» SUPPLIED DATA
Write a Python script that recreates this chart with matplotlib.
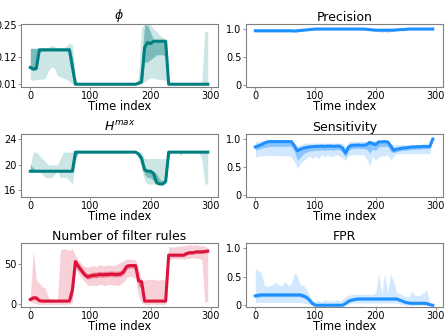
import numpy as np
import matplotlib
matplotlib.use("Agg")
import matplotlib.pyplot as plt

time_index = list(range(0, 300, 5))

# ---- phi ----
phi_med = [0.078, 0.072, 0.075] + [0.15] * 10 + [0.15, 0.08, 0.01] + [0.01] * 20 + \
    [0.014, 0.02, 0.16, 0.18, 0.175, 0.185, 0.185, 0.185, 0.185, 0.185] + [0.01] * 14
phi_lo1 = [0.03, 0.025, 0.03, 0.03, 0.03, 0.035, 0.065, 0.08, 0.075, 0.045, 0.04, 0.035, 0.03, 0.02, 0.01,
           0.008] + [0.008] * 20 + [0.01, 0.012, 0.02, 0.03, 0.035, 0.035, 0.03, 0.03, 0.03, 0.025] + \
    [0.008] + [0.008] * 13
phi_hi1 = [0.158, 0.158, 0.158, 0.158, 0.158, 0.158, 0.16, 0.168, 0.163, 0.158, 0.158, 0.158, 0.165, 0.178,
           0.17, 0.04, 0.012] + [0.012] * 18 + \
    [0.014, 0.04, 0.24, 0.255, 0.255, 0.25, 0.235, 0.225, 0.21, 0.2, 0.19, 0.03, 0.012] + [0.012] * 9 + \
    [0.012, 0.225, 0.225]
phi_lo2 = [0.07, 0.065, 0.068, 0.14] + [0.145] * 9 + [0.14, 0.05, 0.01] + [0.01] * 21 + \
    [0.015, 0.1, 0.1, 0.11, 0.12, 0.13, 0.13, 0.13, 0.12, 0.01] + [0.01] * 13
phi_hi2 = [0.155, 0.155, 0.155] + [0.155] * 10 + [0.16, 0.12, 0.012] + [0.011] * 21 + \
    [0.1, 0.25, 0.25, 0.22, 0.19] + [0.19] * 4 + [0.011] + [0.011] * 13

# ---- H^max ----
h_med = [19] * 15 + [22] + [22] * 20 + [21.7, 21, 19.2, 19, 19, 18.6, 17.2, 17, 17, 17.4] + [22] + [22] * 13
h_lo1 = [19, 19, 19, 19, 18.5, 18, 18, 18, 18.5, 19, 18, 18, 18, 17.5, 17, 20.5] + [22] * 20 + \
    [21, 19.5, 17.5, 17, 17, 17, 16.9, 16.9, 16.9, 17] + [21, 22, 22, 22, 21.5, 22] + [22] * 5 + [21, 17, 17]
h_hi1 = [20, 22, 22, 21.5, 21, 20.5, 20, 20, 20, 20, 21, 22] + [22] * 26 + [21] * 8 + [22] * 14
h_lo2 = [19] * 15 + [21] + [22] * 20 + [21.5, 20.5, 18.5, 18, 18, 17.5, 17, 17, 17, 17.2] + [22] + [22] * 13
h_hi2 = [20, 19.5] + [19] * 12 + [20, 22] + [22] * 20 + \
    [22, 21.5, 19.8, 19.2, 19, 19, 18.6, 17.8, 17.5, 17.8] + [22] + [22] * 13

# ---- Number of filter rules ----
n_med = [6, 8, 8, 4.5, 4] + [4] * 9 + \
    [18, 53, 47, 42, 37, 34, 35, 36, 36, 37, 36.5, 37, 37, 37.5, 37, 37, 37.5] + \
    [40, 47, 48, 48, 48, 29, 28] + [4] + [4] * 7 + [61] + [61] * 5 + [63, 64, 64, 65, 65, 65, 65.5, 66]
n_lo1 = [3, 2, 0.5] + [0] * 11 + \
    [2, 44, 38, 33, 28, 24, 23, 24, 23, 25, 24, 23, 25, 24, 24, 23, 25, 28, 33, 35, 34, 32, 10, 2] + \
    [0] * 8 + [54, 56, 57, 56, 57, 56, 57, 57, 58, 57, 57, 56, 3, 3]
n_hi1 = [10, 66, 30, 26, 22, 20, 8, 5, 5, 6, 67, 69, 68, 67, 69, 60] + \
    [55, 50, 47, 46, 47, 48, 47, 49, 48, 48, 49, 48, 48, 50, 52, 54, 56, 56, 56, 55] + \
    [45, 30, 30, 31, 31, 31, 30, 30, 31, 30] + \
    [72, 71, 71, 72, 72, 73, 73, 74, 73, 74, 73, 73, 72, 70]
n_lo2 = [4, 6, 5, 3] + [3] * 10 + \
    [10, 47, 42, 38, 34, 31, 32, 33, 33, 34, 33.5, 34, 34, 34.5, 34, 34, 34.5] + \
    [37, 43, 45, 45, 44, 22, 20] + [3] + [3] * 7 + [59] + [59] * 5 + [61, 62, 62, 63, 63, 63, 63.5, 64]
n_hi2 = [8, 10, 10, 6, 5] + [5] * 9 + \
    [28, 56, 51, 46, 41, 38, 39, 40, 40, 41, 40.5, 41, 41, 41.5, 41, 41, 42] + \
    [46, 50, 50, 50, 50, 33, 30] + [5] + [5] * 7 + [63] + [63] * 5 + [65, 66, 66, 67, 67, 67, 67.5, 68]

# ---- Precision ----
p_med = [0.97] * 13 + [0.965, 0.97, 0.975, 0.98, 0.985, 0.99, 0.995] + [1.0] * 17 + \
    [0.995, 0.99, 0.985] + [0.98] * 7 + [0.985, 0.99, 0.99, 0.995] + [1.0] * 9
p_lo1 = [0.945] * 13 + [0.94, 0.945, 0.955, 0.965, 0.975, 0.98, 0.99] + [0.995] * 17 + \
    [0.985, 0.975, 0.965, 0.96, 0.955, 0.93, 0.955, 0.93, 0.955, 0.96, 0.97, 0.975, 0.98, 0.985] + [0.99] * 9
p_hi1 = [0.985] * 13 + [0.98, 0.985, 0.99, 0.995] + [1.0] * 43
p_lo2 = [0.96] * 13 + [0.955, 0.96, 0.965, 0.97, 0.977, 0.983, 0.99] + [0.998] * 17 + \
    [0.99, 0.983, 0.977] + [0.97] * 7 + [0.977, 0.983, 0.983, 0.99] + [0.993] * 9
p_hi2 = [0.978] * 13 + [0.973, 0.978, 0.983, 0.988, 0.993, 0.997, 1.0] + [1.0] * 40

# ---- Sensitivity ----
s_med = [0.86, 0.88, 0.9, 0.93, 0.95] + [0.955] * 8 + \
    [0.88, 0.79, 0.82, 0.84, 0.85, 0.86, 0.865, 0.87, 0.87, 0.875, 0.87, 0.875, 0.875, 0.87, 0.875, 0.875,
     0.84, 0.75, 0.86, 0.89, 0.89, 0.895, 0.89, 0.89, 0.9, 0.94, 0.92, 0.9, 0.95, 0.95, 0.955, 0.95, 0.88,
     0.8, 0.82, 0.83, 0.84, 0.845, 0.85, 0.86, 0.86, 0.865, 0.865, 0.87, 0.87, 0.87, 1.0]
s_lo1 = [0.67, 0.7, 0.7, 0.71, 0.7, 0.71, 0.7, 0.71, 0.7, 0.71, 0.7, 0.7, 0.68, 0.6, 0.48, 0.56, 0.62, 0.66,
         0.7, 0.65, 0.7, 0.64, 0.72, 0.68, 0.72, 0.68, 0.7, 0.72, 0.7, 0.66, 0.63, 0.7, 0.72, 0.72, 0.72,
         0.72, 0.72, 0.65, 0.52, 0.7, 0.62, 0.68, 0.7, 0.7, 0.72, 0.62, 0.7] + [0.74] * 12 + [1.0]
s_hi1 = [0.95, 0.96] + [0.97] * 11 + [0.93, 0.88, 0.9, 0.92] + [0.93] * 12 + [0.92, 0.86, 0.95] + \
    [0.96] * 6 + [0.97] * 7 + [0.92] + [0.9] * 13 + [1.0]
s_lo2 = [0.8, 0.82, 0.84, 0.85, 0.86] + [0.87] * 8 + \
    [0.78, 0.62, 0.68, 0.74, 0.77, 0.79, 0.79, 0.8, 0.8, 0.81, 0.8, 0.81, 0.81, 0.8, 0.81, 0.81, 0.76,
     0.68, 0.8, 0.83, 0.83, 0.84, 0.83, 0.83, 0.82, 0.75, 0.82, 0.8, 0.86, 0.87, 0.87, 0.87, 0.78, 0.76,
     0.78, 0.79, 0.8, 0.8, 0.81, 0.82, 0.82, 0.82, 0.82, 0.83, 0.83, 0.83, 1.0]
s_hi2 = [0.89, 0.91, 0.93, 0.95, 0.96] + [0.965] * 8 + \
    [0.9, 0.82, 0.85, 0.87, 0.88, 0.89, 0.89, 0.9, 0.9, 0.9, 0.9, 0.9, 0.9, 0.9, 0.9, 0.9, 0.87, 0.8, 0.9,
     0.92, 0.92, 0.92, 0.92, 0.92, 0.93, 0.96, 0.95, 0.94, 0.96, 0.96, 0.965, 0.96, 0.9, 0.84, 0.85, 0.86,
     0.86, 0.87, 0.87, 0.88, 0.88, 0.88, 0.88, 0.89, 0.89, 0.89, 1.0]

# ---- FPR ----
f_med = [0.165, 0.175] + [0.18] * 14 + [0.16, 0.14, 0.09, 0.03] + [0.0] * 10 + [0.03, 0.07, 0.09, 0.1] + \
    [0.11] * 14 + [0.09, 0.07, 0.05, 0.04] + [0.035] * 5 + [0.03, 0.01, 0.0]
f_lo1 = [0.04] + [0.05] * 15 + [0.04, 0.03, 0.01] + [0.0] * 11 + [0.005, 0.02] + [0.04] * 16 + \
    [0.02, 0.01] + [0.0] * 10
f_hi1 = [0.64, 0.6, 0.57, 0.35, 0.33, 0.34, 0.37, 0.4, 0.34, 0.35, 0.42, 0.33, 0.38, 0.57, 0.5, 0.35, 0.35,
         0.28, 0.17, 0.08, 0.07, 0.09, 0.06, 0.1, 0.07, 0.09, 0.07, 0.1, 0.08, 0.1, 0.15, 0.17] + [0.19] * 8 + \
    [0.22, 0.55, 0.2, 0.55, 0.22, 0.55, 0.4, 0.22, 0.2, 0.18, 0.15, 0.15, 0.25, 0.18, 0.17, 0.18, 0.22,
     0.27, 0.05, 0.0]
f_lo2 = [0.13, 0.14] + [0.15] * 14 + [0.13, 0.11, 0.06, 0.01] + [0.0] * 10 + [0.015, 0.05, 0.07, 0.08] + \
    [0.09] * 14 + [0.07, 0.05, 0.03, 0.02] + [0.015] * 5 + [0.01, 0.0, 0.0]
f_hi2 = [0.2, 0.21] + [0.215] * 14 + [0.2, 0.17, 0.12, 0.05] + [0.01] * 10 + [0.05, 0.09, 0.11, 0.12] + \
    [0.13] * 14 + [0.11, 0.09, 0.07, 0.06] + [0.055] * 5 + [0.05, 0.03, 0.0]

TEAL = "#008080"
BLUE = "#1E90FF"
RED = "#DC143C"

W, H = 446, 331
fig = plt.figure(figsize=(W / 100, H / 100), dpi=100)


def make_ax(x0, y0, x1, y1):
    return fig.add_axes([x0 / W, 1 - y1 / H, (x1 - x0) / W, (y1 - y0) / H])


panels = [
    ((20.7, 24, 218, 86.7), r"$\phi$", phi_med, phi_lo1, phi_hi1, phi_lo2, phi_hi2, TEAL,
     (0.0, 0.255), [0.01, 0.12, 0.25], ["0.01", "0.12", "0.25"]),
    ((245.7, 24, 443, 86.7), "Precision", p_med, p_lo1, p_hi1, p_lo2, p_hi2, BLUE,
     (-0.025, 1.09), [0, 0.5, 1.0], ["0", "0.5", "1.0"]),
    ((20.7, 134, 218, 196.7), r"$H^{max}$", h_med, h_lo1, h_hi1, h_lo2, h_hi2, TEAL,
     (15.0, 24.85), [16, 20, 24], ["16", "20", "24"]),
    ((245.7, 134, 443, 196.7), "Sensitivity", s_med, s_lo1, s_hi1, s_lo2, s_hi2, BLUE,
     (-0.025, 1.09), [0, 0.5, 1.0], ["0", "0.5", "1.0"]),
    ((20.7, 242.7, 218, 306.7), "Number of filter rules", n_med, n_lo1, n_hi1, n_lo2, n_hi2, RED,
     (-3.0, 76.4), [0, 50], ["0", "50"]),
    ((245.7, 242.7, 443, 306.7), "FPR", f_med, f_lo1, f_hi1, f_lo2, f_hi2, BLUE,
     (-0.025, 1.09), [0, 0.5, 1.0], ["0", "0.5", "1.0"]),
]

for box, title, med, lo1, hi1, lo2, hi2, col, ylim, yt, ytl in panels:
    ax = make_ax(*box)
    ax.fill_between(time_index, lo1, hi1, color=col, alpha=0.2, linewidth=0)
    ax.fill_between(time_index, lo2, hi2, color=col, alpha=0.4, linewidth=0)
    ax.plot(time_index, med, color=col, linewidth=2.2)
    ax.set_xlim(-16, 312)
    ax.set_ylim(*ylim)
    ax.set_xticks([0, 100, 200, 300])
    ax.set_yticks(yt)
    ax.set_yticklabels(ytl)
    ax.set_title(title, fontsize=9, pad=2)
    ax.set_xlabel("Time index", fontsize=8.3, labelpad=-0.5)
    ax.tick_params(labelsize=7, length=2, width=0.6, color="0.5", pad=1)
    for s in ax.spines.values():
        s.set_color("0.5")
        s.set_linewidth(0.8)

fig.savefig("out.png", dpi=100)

» PROBLEM DETAILS
What is the number of lines that hold the string "matplotlib"? Give it alone.

» TASK OUTPUT
4